D. Cossentino's claim to an easement by prescription
As noted above, easements by prescription require a plaintiff to plead and prove “an adverse, exclusive, and uninterrupted use of another's real property for twenty years.” Kirby, 347 Md. at 392. Cossentino's allegations of an easement by prescription are that “[s]ince at least 1983 (and, upon information and belief, long before that), the owner(s) of the Property have used the Crossing as the sole means of accessing the Property[,]” and “[s]uch use has been open and notorious, continuous, and adverse, creating an easement by prescription for use of the Crossing.” Compl. ¶ 9. These allegations are fairly bare-bones, and arguably are conclusory. After all, simply having used the Crossing, even for many years, does not establish an easement by prescription, because such use must have been under a claim of right, and without CSX having granted permission. But particularly because CSX bears the burden to “show that the use was permissive,” Kirby, 347 Md. at 392, the Court concludes Cossentino's allegations are sufficient to state a prescriptive easement claim and proceed to discovery.

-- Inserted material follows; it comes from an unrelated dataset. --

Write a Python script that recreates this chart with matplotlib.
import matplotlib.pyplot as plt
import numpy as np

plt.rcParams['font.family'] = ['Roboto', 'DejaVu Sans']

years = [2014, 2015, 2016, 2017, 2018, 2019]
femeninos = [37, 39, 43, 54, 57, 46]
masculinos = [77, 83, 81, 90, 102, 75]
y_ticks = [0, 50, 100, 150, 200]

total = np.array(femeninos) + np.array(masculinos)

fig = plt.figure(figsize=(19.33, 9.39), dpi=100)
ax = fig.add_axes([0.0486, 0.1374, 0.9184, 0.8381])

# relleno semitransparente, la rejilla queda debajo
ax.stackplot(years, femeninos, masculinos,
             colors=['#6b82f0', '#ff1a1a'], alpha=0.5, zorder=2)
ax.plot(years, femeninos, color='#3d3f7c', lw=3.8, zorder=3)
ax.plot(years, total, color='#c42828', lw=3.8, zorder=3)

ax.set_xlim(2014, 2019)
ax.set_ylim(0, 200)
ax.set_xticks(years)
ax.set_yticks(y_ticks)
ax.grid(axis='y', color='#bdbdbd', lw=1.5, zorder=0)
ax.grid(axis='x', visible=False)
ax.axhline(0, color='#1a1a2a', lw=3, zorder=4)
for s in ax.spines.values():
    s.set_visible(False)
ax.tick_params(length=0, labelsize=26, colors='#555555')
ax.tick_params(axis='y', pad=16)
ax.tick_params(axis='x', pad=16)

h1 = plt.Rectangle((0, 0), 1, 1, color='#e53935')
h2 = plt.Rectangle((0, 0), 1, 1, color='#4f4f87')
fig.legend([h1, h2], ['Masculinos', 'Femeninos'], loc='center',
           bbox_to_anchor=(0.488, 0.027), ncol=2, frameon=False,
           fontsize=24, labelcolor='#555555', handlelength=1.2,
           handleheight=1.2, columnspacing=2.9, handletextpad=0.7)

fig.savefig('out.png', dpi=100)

CSX also argues that Plaintiff's claim to an easement by prescription is barred by Montgomery County v. Bhatt, 446 Md. 79 (2016), where the Supreme Court of Maryland held that railway lines owned by a “quasi-public corporation” are not “subject to a claim for adverse possession, without evidence of clear abandonment or a clear shift away from public use.” Id. at 92; see also ECF No. 4-1 at 11-13. The elements of adverse possession and easements by prescription do substantially overlap. See, e.g., Breeding v. Koste, 443 Md. 15, 28-29 (2015). But Cossentino's claim here is not to an ownership interest in the Crossing land itself, but rather an easement to use the Crossing.

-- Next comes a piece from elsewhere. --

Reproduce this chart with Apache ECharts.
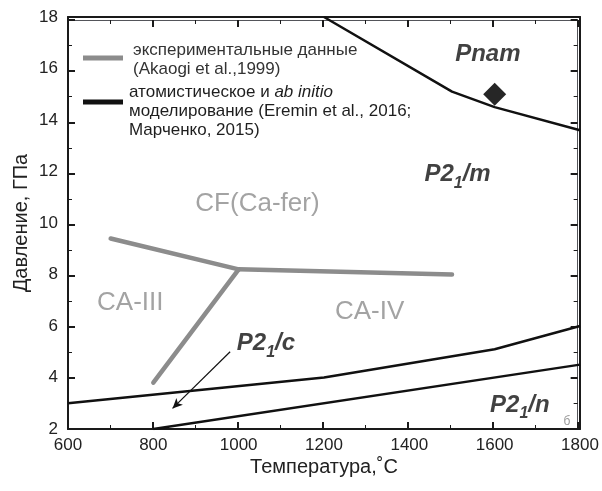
<!DOCTYPE html>
<html>
<head>
<meta charset="utf-8">
<script src="https://cdn.jsdelivr.net/npm/echarts@6/dist/echarts.min.js"></script>
<style>
html,body{margin:0;padding:0;background:#ffffff;}
#wrap{position:relative;width:602px;height:491px;}
.layer{position:absolute;left:0;top:0;width:602px;height:491px;}
</style>
</head>
<body>
<div id="wrap">
  <div class="layer" id="ticks"></div>
  <div class="layer" id="frame"></div>
  <div class="layer" id="chart"></div>
</div>
<script>
// ---------- axis ticks ----------
const xTickLabels = [600, 800, 1000, 1200, 1400, 1600, 1800];
const yTickLabels = [2, 4, 6, 8, 10, 12, 14, 16, 18];
const xAxisTitle = 'Температура,˚C';
const yAxisTitle = 'Давление, ГПа';

// ---------- simulated (black) phase boundaries ----------
const pnamBoundaryT = [1200, 1500, 1600, 1800];
const pnamBoundaryP = [18.0, 15.1, 14.5, 13.6];
const p21cUpperT = [600, 1200, 1600, 1800];
const p21cUpperP = [3.0, 4.0, 5.1, 6.0];
const p21nBoundaryT = [800, 1800];
const p21nBoundaryP = [2.0, 4.5];

// ---------- experimental (gray) boundaries, Akaogi et al. 1999 ----------
const expCfCa3T = [700, 1000];
const expCfCa3P = [9.4, 8.2];
const expCfCa4T = [1000, 1500];
const expCfCa4P = [8.2, 8.0];
const expCa3Ca4T = [1000, 800];
const expCa3Ca4P = [8.2, 3.8];

// ---------- diamond point ----------
const diamondT = [1600];
const diamondP = [15.0];

// ---------- phase labels (black, bold italic) ----------
const phaseMain = ['Pnam', 'P2', 'P2', 'P2'];
const phaseSub  = ['', '1', '1', '1'];
const phaseTail = ['', '/m', '/c', '/n'];
const phaseT = [1584, 1513, 1064, 1659];
const phaseP = [16.53, 11.87, 5.33, 2.93];

// ---------- experimental phase labels (gray) ----------
const expNames = ['CF(Ca-fer)', 'CA-III', 'CA-IV'];
const expT = [1044, 746, 1307];
const expP = [10.75, 6.90, 6.56];

// ---------- arrow pointing to P2_1/c field ----------
const arrowFrom = [980, 5.0];
const arrowTo = [845, 2.8];

const FONT = '"Liberation Sans", Arial, sans-serif';
const BLACK = '#111111';
const GRAY = '#8c8c8c';
const AXIS = '#1a1a1a';

const zip = (a, b) => a.map((v, i) => [v, b[i]]);

const xMin = xTickLabels[0], xMax = xTickLabels[xTickLabels.length - 1];
const xInt = xTickLabels[1] - xTickLabels[0];
const yMin = yTickLabels[0], yMax = yTickLabels[yTickLabels.length - 1];
const yInt = yTickLabels[1] - yTickLabels[0];
const GRID = { left: 68, right: 22, top: 17, bottom: 62 };

// ===== layer 1: tick marks (major + minor, pointing inward on all four sides) =====
function tickAxis(pos, min, max, interval) {
  return {
    type: 'value', position: pos, min: min, max: max, interval: interval,
    axisLine: { show: true, onZero: false },
    axisTick: { show: true, inside: true, length: 7, lineStyle: { color: AXIS, width: 2 } },
    minorTick: { show: true, splitNumber: 2, length: 4, lineStyle: { color: AXIS } },
    axisLabel: { color: 'rgba(0,0,0,0)' },
    splitLine: { show: false }
  };
}
echarts.init(document.getElementById('ticks')).setOption({
  animation: false,
  grid: GRID,
  xAxis: [tickAxis('bottom', xMin, xMax, xInt), tickAxis('top', xMin, xMax, xInt)],
  yAxis: [tickAxis('left', yMin, yMax, yInt), tickAxis('right', yMin, yMax, yInt)],
  series: [{ type: 'line', data: zip(p21nBoundaryT, p21nBoundaryP), showSymbol: false, symbol: 'none',
    lineStyle: { opacity: 0 } }]
});

// ===== layer 2: frame lines and tick labels =====
function frameAxis(pos, min, max, interval, labels, margin) {
  return {
    type: 'value', position: pos, min: min, max: max, interval: interval,
    axisLine: { show: true, onZero: false, lineStyle: { color: AXIS, width: 2 } },
    axisTick: { show: false },
    splitLine: { show: false },
    axisLabel: labels
      ? { show: true, fontSize: 17, color: '#222', fontFamily: FONT, margin: margin, formatter: v => String(v) }
      : { show: false }
  };
}
echarts.init(document.getElementById('frame')).setOption({
  animation: false,
  grid: GRID,
  xAxis: [frameAxis('bottom', xMin, xMax, xInt, true, 8), frameAxis('top', xMin, xMax, xInt, false, 8)],
  yAxis: [frameAxis('left', yMin, yMax, yInt, true, 10), frameAxis('right', yMin, yMax, yInt, false, 10)],
  series: []
});

// ===== layer 3: data, annotations, legend =====
const phaseData = phaseMain.map((m, i) => ({
  value: [phaseT[i], phaseP[i]],
  fmt: phaseSub[i] ? '{b|' + m + '}{s|' + phaseSub[i] + '}{b|' + phaseTail[i] + '}' : '{b|' + m + '}'
}));
function hiddenAxis(min, max, interval) {
  return { type: 'value', min: min, max: max, interval: interval,
    axisLine: { show: false }, axisTick: { show: false }, axisLabel: { show: false }, splitLine: { show: false } };
}

echarts.init(document.getElementById('chart')).setOption({
  animation: false,
  grid: GRID,
  xAxis: hiddenAxis(xMin, xMax, xInt),
  yAxis: hiddenAxis(yMin, yMax, yInt),
  series: [
    { type: 'line', name: 'exp1', data: zip(expCfCa3T, expCfCa3P), showSymbol: false, symbol: 'none',
      lineStyle: { color: GRAY, width: 4.5, cap: 'round' } },
    { type: 'line', name: 'exp2', data: zip(expCfCa4T, expCfCa4P), showSymbol: false, symbol: 'none',
      lineStyle: { color: GRAY, width: 4.5, cap: 'round' } },
    { type: 'line', name: 'exp3', data: zip(expCa3Ca4T, expCa3Ca4P), showSymbol: false, symbol: 'none',
      lineStyle: { color: GRAY, width: 4.5, cap: 'round' } },
    { type: 'line', name: 'sim1', data: zip(pnamBoundaryT, pnamBoundaryP), showSymbol: false, symbol: 'none',
      lineStyle: { color: BLACK, width: 2.5 } },
    { type: 'line', name: 'sim2', data: zip(p21cUpperT, p21cUpperP), showSymbol: false, symbol: 'none',
      lineStyle: { color: BLACK, width: 2.5 } },
    { type: 'line', name: 'sim3', data: zip(p21nBoundaryT, p21nBoundaryP), showSymbol: false, symbol: 'none',
      lineStyle: { color: BLACK, width: 2.5 },
      markLine: {
        silent: true, symbol: ['none', 'arrow'], symbolSize: [7, 10],
        label: { show: false },
        lineStyle: { color: BLACK, width: 1.2, type: 'solid' },
        data: [[{ coord: arrowFrom }, { coord: arrowTo }]]
      }
    },
    { type: 'scatter', name: 'diamond', data: zip(diamondT, diamondP), symbol: 'diamond', symbolSize: 23,
      itemStyle: { color: '#262626', opacity: 1 } },
    { type: 'scatter', name: 'expLabels', silent: true,
      data: expNames.map((n, i) => ({ value: [expT[i], expP[i]], name: n })),
      symbolSize: 1, itemStyle: { color: 'rgba(0,0,0,0)' },
      label: { show: true, position: 'inside', formatter: p => p.name,
        fontSize: 26, color: GRAY, fontFamily: FONT } },
    { type: 'scatter', name: 'phaseLabels', silent: true,
      data: phaseData,
      symbolSize: 1, itemStyle: { color: 'rgba(0,0,0,0)' },
      label: { show: true, position: 'inside',
        formatter: p => p.data.fmt,
        rich: {
          b: { fontSize: 24, fontWeight: 'bold', fontStyle: 'italic', color: BLACK, fontFamily: FONT },
          s: { fontSize: 16, fontWeight: 'bold', fontStyle: 'italic', color: BLACK, fontFamily: FONT, padding: [18, 0, 0, 0] }
        } } }
  ],
  graphic: [
    { type: 'text', x: 324, y: 467, style: { text: xAxisTitle, font: '20px ' + FONT, fill: '#222', align: 'center', verticalAlign: 'middle' } },
    { type: 'text', x: 21, y: 223, rotation: Math.PI / 2, style: { text: yAxisTitle, font: '20px ' + FONT, fill: '#222', align: 'center', verticalAlign: 'middle' } },
    { type: 'line', shape: { x1: 83, y1: 58, x2: 123, y2: 58 }, style: { stroke: GRAY, lineWidth: 5 } },
    { type: 'text', x: 133, y: 50, style: { text: 'экспериментальные данные', font: '17px ' + FONT, fill: '#333', verticalAlign: 'middle' } },
    { type: 'text', x: 133, y: 69, style: { text: '(Akaogi et al.,1999)', font: '17px ' + FONT, fill: '#333', verticalAlign: 'middle' } },
    { type: 'line', shape: { x1: 83, y1: 102, x2: 123, y2: 102 }, style: { stroke: BLACK, lineWidth: 5 } },
    { type: 'text', x: 129, y: 92, style: { text: '{n|атомистическое и }{i|ab initio}', verticalAlign: 'middle',
        rich: { n: { font: '17px ' + FONT, fill: '#1e1e1e' }, i: { font: 'italic 17px ' + FONT, fill: '#1e1e1e' } } } },
    { type: 'text', x: 129, y: 111, style: { text: 'моделирование (Eremin et al., 2016;', font: '17px ' + FONT, fill: '#1e1e1e', verticalAlign: 'middle' } },
    { type: 'text', x: 129, y: 130, style: { text: 'Марченко, 2015)', font: '17px ' + FONT, fill: '#1e1e1e', verticalAlign: 'middle' } },
    { type: 'text', x: 567, y: 422, style: { text: 'б', font: '12px ' + FONT, fill: '#999', align: 'center', verticalAlign: 'middle' } }
  ]
});
</script>
</body>
</html>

E. Cossentino's claim to an easement by necessity
Cossentino alternatively contends that an easement was created by necessity. As noted above, a party seeking judicial recognition of an easement by necessity must prove (1) there was “unity of title” between the parcels at issue, here the Property and the land between the Property and Contractors Road; (2) that unity of title was “sever[ed]” through “conveyance of one of the parcels”; and (3) following such severance, and through the present day, an easement was and remains “necessary” for the grantee of an allegedly landlocked parcel to “access his or her land.” Stansbury, 390 Md. at 489.

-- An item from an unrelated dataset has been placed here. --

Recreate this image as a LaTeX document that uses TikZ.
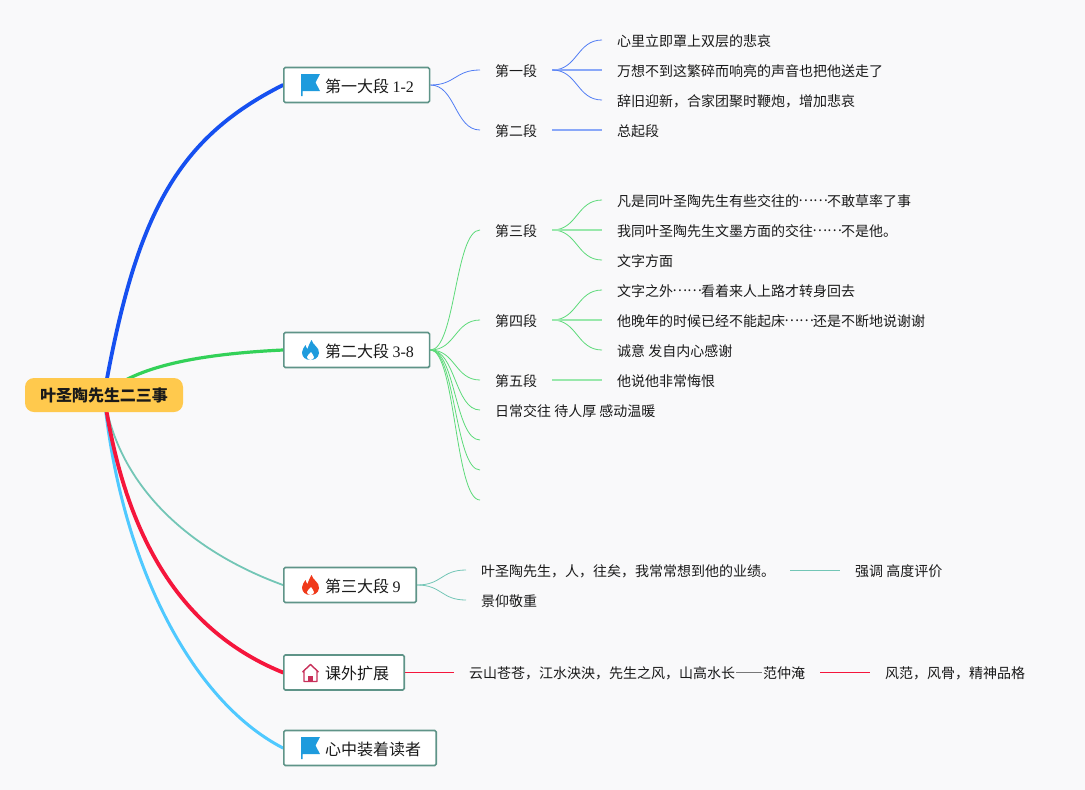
\documentclass[tikz,border=0pt]{standalone}
\usepackage{fontspec}
\setmainfont{Liberation Serif}
\newfontfamily\cjk{Noto Sans CJK SC}
\newfontfamily\cjkwide[RawFeature=+fwid]{Noto Sans CJK SC}
\usetikzlibrary{backgrounds}
\definecolor{boxline}{HTML}{5F9488}
\definecolor{rootfill}{HTML}{FFC94D}
\definecolor{pagefill}{HTML}{F9F9FA}
\definecolor{inkfill}{HTML}{1A1A1A}
\definecolor{flagblue}{HTML}{1E9BDD}
\definecolor{firered}{HTML}{F0391A}
\definecolor{homered}{HTML}{C8305A}
\definecolor{bluemain}{HTML}{1650F0}
\definecolor{greenmain}{HTML}{33D158}
\definecolor{tealmain}{HTML}{73C6B6}
\definecolor{redmain}{HTML}{F5163C}
\definecolor{skymain}{HTML}{4FC9FF}
\newcommand{\dotsrun}{\makebox[28pt]{\raisebox{4.4pt}{……}}}
\newcommand{\dashrun}{{\cjkwide ——}}
\tikzset{
	rootbox/.style={fill=rootfill,rounded corners=9pt,minimum width=158pt,minimum height=34pt,inner sep=0pt,text=inkfill,font=\fontsize{16}{18}\selectfont\cjk\bfseries},
	topicbox/.style={draw=boxline,fill=white,line width=1.6pt,rounded corners=1.5pt,minimum height=35pt,inner ysep=0pt,inner xsep=15.7pt,text height=16pt,text depth=1.8pt,anchor=west,text=inkfill,font=\fontsize{16}{18}\selectfont\cjk},
	textitem/.style={anchor=west,inner xsep=15pt,inner ysep=0pt,text height=14pt,text depth=1.4pt,text=inkfill,font=\fontsize{14}{16}\selectfont\cjk},
	mainline/.style={line cap=round},
	twig/.style={line width=0.8pt},
	sway/.style={out=0,in=180,out min distance=25pt,in min distance=25pt,out max distance=25pt,in max distance=25pt},
	flatline/.style={line width=1.3pt},
	flagicon/.pic={\fill[flagblue] (-9.5,-11) -- (9.5,-11) -- (5,-2.5) -- (9.5,6) -- (-8,6) -- (-8,11) -- (-9.5,11) -- cycle;},
	flameicon/.pic={\fill[pic actions] (1,-10) .. controls (2,-5) and (9,-3) .. (8.5,3) .. controls (8,8) and (4,10) .. (0,10) .. controls (-5,10) and (-8.5,7) .. (-8.5,2.5) .. controls (-8.5,-1) and (-6,-3) .. (-5,-5) .. controls (-4.5,-3) and (-4,-2) .. (-3,-1) .. controls (-2,-4) and (-1,-7) .. (1,-10) -- cycle;
		\fill[white] (0.5,2) .. controls (1,4) and (3.5,5) .. (3.5,7) .. controls (3.5,8.5) and (2,10) .. (0,10) .. controls (-2,10) and (-3.5,8.5) .. (-3.5,7) .. controls (-3.5,5.5) and (-1,4) .. (0.5,2) -- cycle;},
	homeicon/.pic={\draw[homered,line width=1.4pt,line join=round] (-8,-1) -- (0,-8.5) -- (8,-1) (-6.5,-2.5) -- (-6.5,8.5) -- (6.5,8.5) -- (6.5,-2.5);
		\fill[homered] (-2.5,8.5) -- (-2.5,3) -- (2.5,3) -- (2.5,8.5) -- cycle;}
}
\begin{document}
\begin{tikzpicture}[x=1pt,y=-1pt]
		%page
			\useasboundingbox (0,0) rectangle (1085,790);
		%root + main boxes
			\node[rootbox] (root) at (104,395) {叶圣陶先生二三事};
			\node[topicbox] (partA) at (283,85) {\hspace*{25.5pt}第一大段 {\rmfamily 1-2}};
			\node[topicbox] (partB) at (283,350) {\hspace*{25.5pt}第二大段 {\rmfamily 3-8}};
			\node[topicbox] (partC) at (283,585) {\hspace*{25.5pt}第三大段 {\rmfamily 9}};
			\node[topicbox,inner xsep=15.2pt] (partD) at (283,672.5) {\hspace*{26pt}课外扩展};
			\node[topicbox,inner xsep=15.2pt] (partE) at (283,748) {\hspace*{26pt}心中装着读者};
		%icons
			\pic at (310.5,85) {flagicon};
			\pic[fill=flagblue] at (310.5,350) {flameicon};
			\pic[fill=firered] at (310.5,585) {flameicon};
			\pic at (310.5,673) {homeicon};
			\pic at (310.5,748) {flagicon};
		%first part
			\node[textitem] (sec1) at (480,70) {第一段};
			\node[textitem] (sec2) at (480,130) {第二段};
			\node[textitem] (leaf1a) at (602,40) {心里立即罩上双层的悲哀};
			\node[textitem] (leaf1b) at (602,70) {万想不到这繁碎而响亮的声音也把他送走了};
			\node[textitem] (leaf1c) at (602,100) {辞旧迎新，合家团聚时鞭炮，增加悲哀};
			\node[textitem] (leaf2a) at (602,130) {总起段};
		%second part
			\node[textitem] (sec3) at (480,230) {第三段};
			\node[textitem] (sec4) at (480,320) {第四段};
			\node[textitem] (sec5) at (480,380) {第五段};
			\node[textitem] (sec6) at (480,410) {日常交往 待人厚 感动温暖};
			\coordinate (sec7) at (480,440);
			\coordinate (sec8) at (480,470);
			\coordinate (sec9) at (480,500);
			\node[textitem] (leaf3a) at (602,200) {凡是同叶圣陶先生有些交往的\dotsrun 不敢草率了事};
			\node[textitem] (leaf3b) at (602,230) {我同叶圣陶先生文墨方面的交往\dotsrun 不是他。};
			\node[textitem] (leaf3c) at (602,260) {文字方面};
			\node[textitem] (leaf4a) at (602,290) {文字之外\dotsrun 看着来人上路才转身回去};
			\node[textitem] (leaf4b) at (602,320) {他晚年的时候已经不能起床\dotsrun 还是不断地说谢谢};
			\node[textitem] (leaf4c) at (602,350) {诚意 发自内心感谢};
			\node[textitem] (leaf5a) at (602,380) {他说他非常悔恨};
		%third part
			\node[textitem] (secC1) at (466,570) {叶圣陶先生，人，往矣，我常常想到他的业绩。};
			\node[textitem] (secC2) at (466,600) {景仰敬重};
			\node[textitem] (leafC1) at (840,570) {强调 高度评价};
		%extension
			\node[textitem] (secD1) at (454,672.5) {云山苍苍，江水泱泱，先生之风，山高水长\dashrun 范仲淹};
			\node[textitem] (leafD1) at (870,672.5) {风范，风骨，精神品格};
		\begin{pgfonlayer}{background}
			\fill[pagefill] (0,0) rectangle (1085,790);
		%thick curves
			\draw[mainline,bluemain,line width=3.8pt] (root.center) .. controls (136,215) and (176,139) .. (partA.west);
			\draw[mainline,greenmain,line width=3.2pt] (root.center) .. controls (135,366) and (200,354) .. (partB.west);
			\draw[mainline,tealmain,line width=1.8pt] (root.center) .. controls (118,490) and (195,553) .. (partC.west);
			\draw[mainline,skymain,line width=3pt] (root.center) .. controls (120,560) and (190,700) .. (partE.west);
			\draw[mainline,redmain,line width=3.8pt] (root.center) .. controls (125,540) and (183,632) .. (partD.west);
		%blue twigs
			\draw[twig,bluemain!75!white] (partA.east) to[sway] (sec1.west);
			\draw[twig,bluemain!75!white] (partA.east) to[sway] (sec2.west);
			\draw[twig,bluemain!75!white] (sec1.east) to[sway] (leaf1a.west);
			\draw[flatline,bluemain!50!white] (sec1.east) -- (leaf1b.west);
			\draw[twig,bluemain!75!white] (sec1.east) to[sway] (leaf1c.west);
			\draw[flatline,bluemain!50!white] (sec2.east) -- (leaf2a.west);
		%green twigs
			\foreach \target in {sec3.west,sec4.west,sec5.west,sec6.west,sec7,sec8,sec9}
				\draw[twig,greenmain!80!white] (partB.east) to[sway] (\target);
			\foreach \target in {leaf3a,leaf3c}
				\draw[twig,greenmain!80!white] (sec3.east) to[sway] (\target.west);
			\draw[flatline,greenmain!50!white] (sec3.east) -- (leaf3b.west);
			\foreach \target in {leaf4a,leaf4c}
				\draw[twig,greenmain!80!white] (sec4.east) to[sway] (\target.west);
			\draw[flatline,greenmain!50!white] (sec4.east) -- (leaf4b.west);
			\draw[flatline,greenmain!50!white] (sec5.east) -- (leaf5a.west);
		%teal + red twigs
			\draw[twig,tealmain] (partC.east) to[sway] (secC1.west);
			\draw[twig,tealmain] (partC.east) to[sway] (secC2.west);
			\draw[twig,tealmain] (secC1.east) -- (leafC1.west);
			\draw[twig,redmain] (partD.east) -- (secD1.west);
			\draw[twig,redmain] (secD1.east) -- (leafD1.west);
		\end{pgfonlayer}
	\end{tikzpicture}
\end{document}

Cossentino's allegations in support of an easement-by-necessity theory are that when John T. Cossentino (and/or Carmen Cossentino, see n.1, supra) purchased the Property in 1983, the “sole means of accessing the Property” was via the Crossing. Compl. ¶ 9. Cossentino further alleges “on information and belief” that the Crossing was the sole means to access the Property “long before” 1983. Id. Cossentino also alleges that, although it can presently access the Property via Kelso Road, the Crossing remains necessary because “the Property enjoys no easement or other right” to use the “private roadway” portion of Kelso Road. Id. ¶ 6. “[I]f the Crossing is closed,” Cossentino contends, “the Property will be ‘land-locked' and without a means to legally access a public street to provide ingress and egress to and from the Property[.]” Id. ¶ 10.
Cossentino's easement-by-necessity claim fails because the complaint does not allege an initial unity of the parcels, or severance of that unity to create a necessity. CSX describes this pleading failure as “conclusory.” ECF No. 4-1 at 13. But the problem is more fundamental than this: nowhere does the complaint allege, even in conclusory fashion, that the Property and the land that the Crossing is on were ever commonly owned, or that such common ownership was severed (or when), or that such severance (if it occurred) created a necessity that gave rise to the Crossing. Without alleging those facts, the complaint does not state an easement-by-necessity claim on which relief can be granted.
Because the Court concludes that Cossentino has not adequately alleged that an easement by necessity was ever created, it does not reach the question of whether Cossentino has adequately alleged that such necessity remains even though Cossentino has alternative access to the Property via Kelso Road. Nonetheless, because discovery will proceed on Cossentino's easement-by-prescription claim, the Court will permit the parties to take discovery as to Cossentino's easement-by-necessity claim as well. That is because the two are interrelated: if an easement was created and the basis for it was necessity, that may constitute a defense to Cossentino's easement-by-prescription claim. See, e.g., Kirby, 347 Md. at 392 & Condry, 184 Md. at 321 (explaining that a person cannot establish an easement by prescription when the use is by license or with permission); see also Restatement (Third) of Prop.: Servitudes § 2.16 cmt. f (Am. Law Inst. 2000) (“[U]ses made pursuant to licenses are not adverse, nor are uses made pursuant to servitudes created expressly, by implication, or by necessity.”).
But also, CSX has treated Cossentino's principal claim as one for easement by necessity and contends that the principal reason it was entitled to close the Crossing was because there is “substantial” overlap in ownership and/or management between Cossentino and the Property, on one hand, and Cosda Farm and its parcel, on the other, such that any necessity for Cossentino to use the Crossing has ended. See ECF No. 4-1 at 13-18. CSX argues that Cossentino seeks to continue to use the Crossing, rather than Kelso Drive, solely “out of convenience.” Id. at 18. Cossentino disputes the contention of substantial common ownership, and alleges that such access is solely via a “private roadway,” access to which could be revoked. See Compl. ¶ 6. CSX is correct that an easement by necessity “exists only so long as the necessity itself remains.” Shpak, 280 Md. at 363. And “[m]ere inconvenience will not be sufficient to justify the finding of a way of necessity.” Id. (quoting Condry, 184 Md. at 322). In any event, the scope of discovery shall include Cossentino's easement-by-necessity claim and any corresponding defenses.
CONCLUSION
For the foregoing reasons, Plaintiff Cossentino's motion to remand, ECF No. 7, and Defendant CSX's motion to dismiss, ECF No. 4, will both be denied. A separate order follows.